Most founders go through a business transaction once. Investors do it for a living. That gap in experience, preparation, and financial readiness is where deals get revalued, restructured, or derailed.
What this engagement covers
- Sell-side financial preparation – organizing and presenting the financial history of the business in a way that holds up under buyer due diligence and supports the valuation position.
- Quality of earnings support – working alongside the QoE process to understand what an acquirer’s advisors will examine and ensuring the financial record is accurate and well-documented.
- Financial data room preparation – structuring the financial documents, supporting schedules, and accounting records that buyers and their counsel will request during diligence.
- Buy-side financial review – for founders acquiring another business, evaluating the target’s financial statements, identifying risks and adjustments, and informing the negotiation.
- Entity and tax structure review – assessing the current structure ahead of a transaction and identifying whether restructuring would improve the outcome.

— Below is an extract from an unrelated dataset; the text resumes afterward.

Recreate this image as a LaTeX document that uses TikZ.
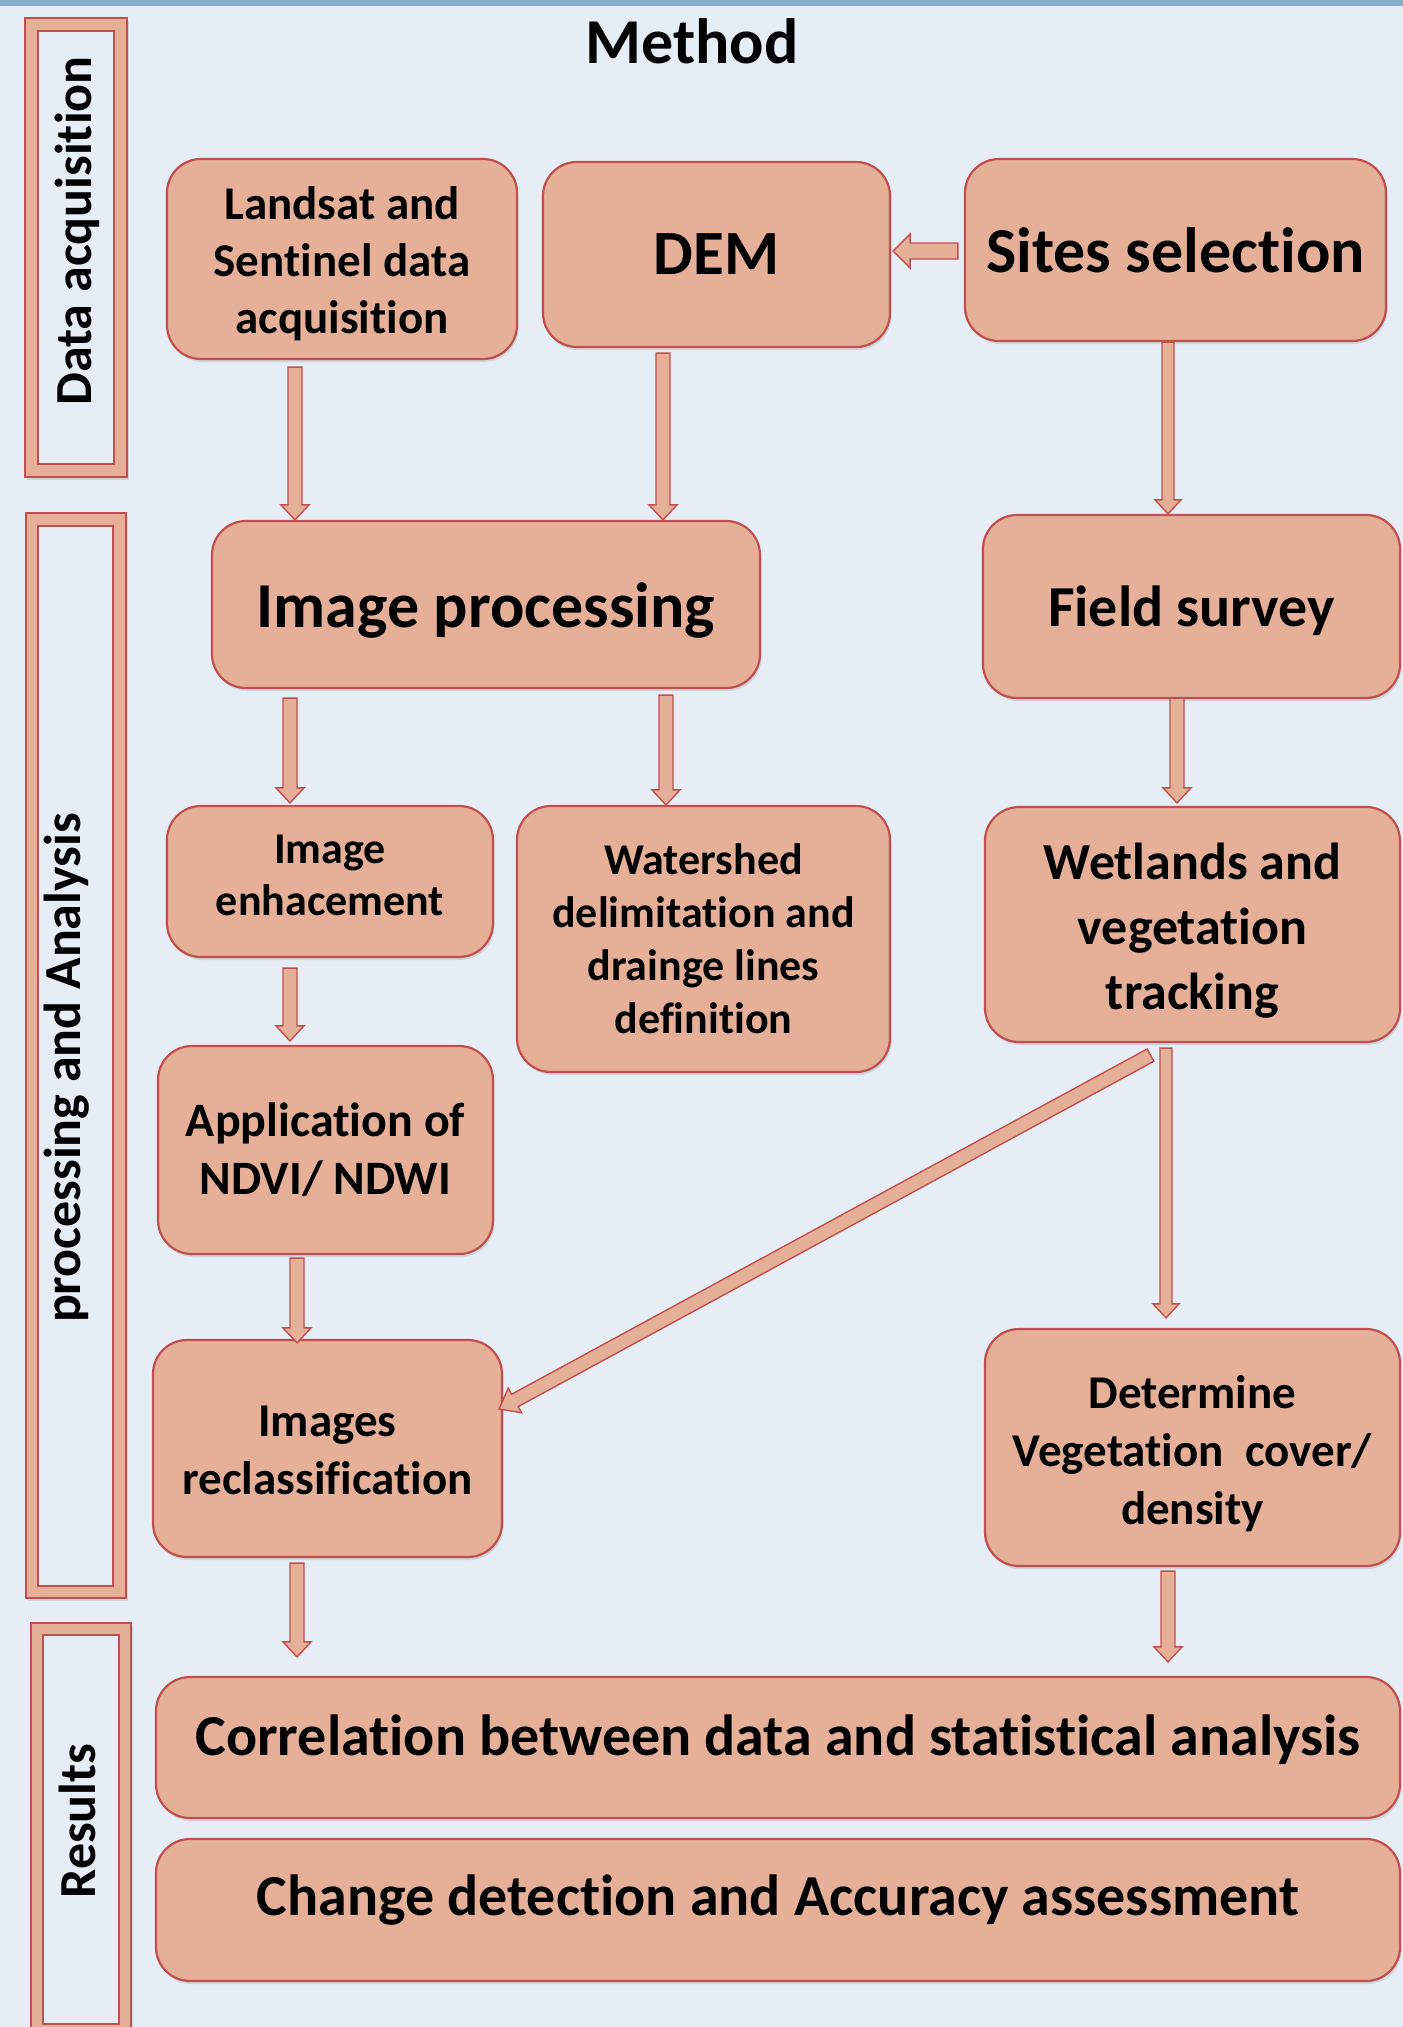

- Post-transaction integration support – managing the financial integration of an acquired business, including systems, reporting, team, and intercompany accounting.
Who this is built for
Founders who are considering selling the business they have built, who have received inbound interest from a buyer or PE firm, or who are in the process of acquiring another company. In most cases, the founder’s current finance team has not been through a transaction of this significance before. The gaps in preparation – in the financial records, in the supporting documentation, in the accounting treatment of specific items – are typically not visible until a sophisticated buyer finds them.
When to engage
As early as possible, once a transaction is a serious possibility. The financial preparation for a transaction takes time to do properly. Engaging after a letter of intent has been signed means working under time pressure that limits what can be addressed.
What Krishnan brings
More than 20 acquisitions led end-to-end as an operating executive both buy-side and sell-side. He understands what acquirers and their advisors look for, where financial records typically have gaps, and what preparation makes the difference between a clean process and a difficult one.
What buyers examine in a transaction
- Revenue quality – the consistency, recurrence, and contractual basis of reported revenues, and whether the accounting treatment is appropriate.
- Earnings normalization – identification of one-time items, owner-specific expenses, and adjustments that affect the true underlying EBITDA of the business.
- Working capital – the adequacy of working capital relative to the operating requirements of the business, and how it has moved over time.
- Customer concentration – the degree to which revenue is dependent on a small number of customers and the contractual terms governing those relationships.
- Accounting policies – the consistency of accounting treatment across periods and the appropriateness of policies for the nature of the business.
- Tax exposure – historical tax positions, open years, and any contingent liabilities that would affect the transaction structure or price.